Too often people need more hours in a day. The lists of tasks that need to be completed grow rather than shrink in size, especially when you are the central decision-maker for a school. Meetings, interruptions and office politics eat away at your time. Here are five ways some of the country’s top executives manage their time to increase productivity.
Ways to increase productivity
- Reduce meeting times
How many times have you been stuck in an hour-long meeting that could have been completed in 20 minutes? Probably too many. If you were to reduce one hour-long meeting request per day by just 25% you would gain back hours of usable work time per month. Some go even further than that.
Gary E. McCullough, former U.S. Army captain and CEO of Career Education Corp., said in a 2009 interview with the New York Times, "If they say an hour, we cut it in half. If they say 30 minutes, we cut it to 15, because it forces people to be clearer and more concise. By doing that, I’m able to cram a number of things into the day and move people in and out more effectively and more efficiently.
- Keep focus on your mission
Google’s Executive Chairman Eric Schmidt said, “I keep things focused. The speech I give every day is: 'This is what we do. Is what we are doing consistent with that, and can it change the world?’”
Almost universally this piece of advice is given by top CEOs. Many details come up that distract from the core of why tasks need to be done. That’s why good leaders keep the mission front and center so everyone from the top down know what they are working toward.
Jared Smith, the cofounder of Qualtrics, said of Schmidt, “A simple thing he taught me: When you are in a meeting, be very careful what you comment on, because if you say too much, people won’t know what’s important.”

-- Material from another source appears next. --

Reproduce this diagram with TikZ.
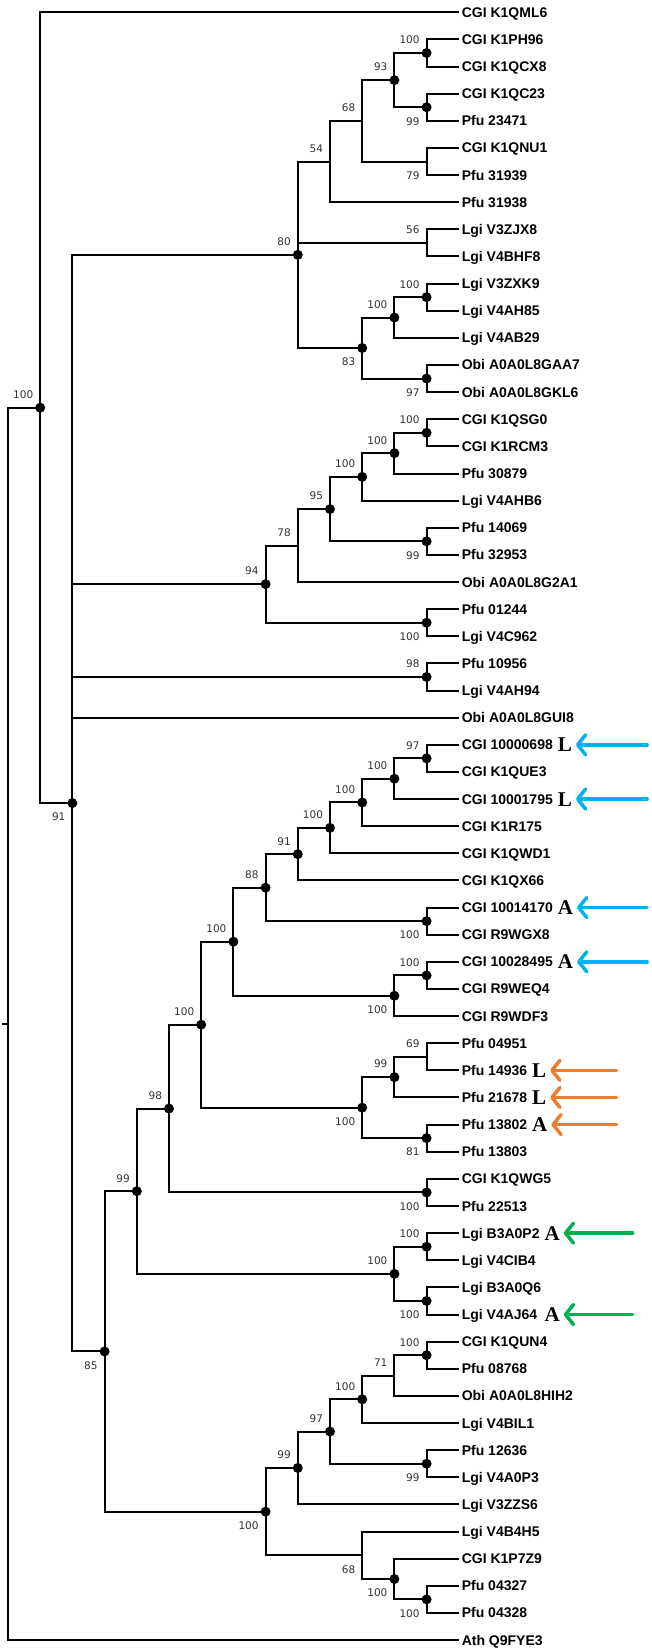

- Let others develop ownership
Telling someone what to work on and exactly how to do it isn’t always the most efficient use of time. Often that can lead to employees not voicing their opinions or thoughts about how to do the job better. Inviting discussion on the way something could be handled and even the time frame in which the desired result can be achieved helps give the sense of ownership on the product which produces better overall results.
Former executive for Fidelity and MFS Investment Management, Bob Pozen said in the Harvard Business Review, “At the end of a meeting I will always ask, “What are the to-dos, who’s going to take care of them, and when will they be delivered?” I want the participants to agree on the deliverables and to set their own timetable. Then they will have an ownership interest in the follow-up, rather than just going along with my directions. And they often select a more aggressive timetable than I would have had the nerve to suggest.”
- Work backwards from your goals
When Founder and CEO of Amazon Jeff Bezos was asked what his headcount goal was for the Washington Post he said, “There are no extra points in business for growing headcount. The goal is not to grow headcount; the goal is to serve readers, and then you work backward from there.”
Knowing what the goal is an essential part of achieving it. Keeping all of your employees focused on where you want to be will help everyone work toward a single-unified message.
- Be open to new ideas
Innovation is key to growth and survival in any business or service. Rarely do the best ideas come from only one person. Even Einstein took a job in a Swiss patent office with a former classmate where the repeated discussions about the Theory of Relativity finally produced the breakthrough he needed.
Keeping an open environment in which employees are encouraged to voice their ideas or ways to stay current in the market can make not only for a more enjoyable work experience, but strengthen the overall management you provide.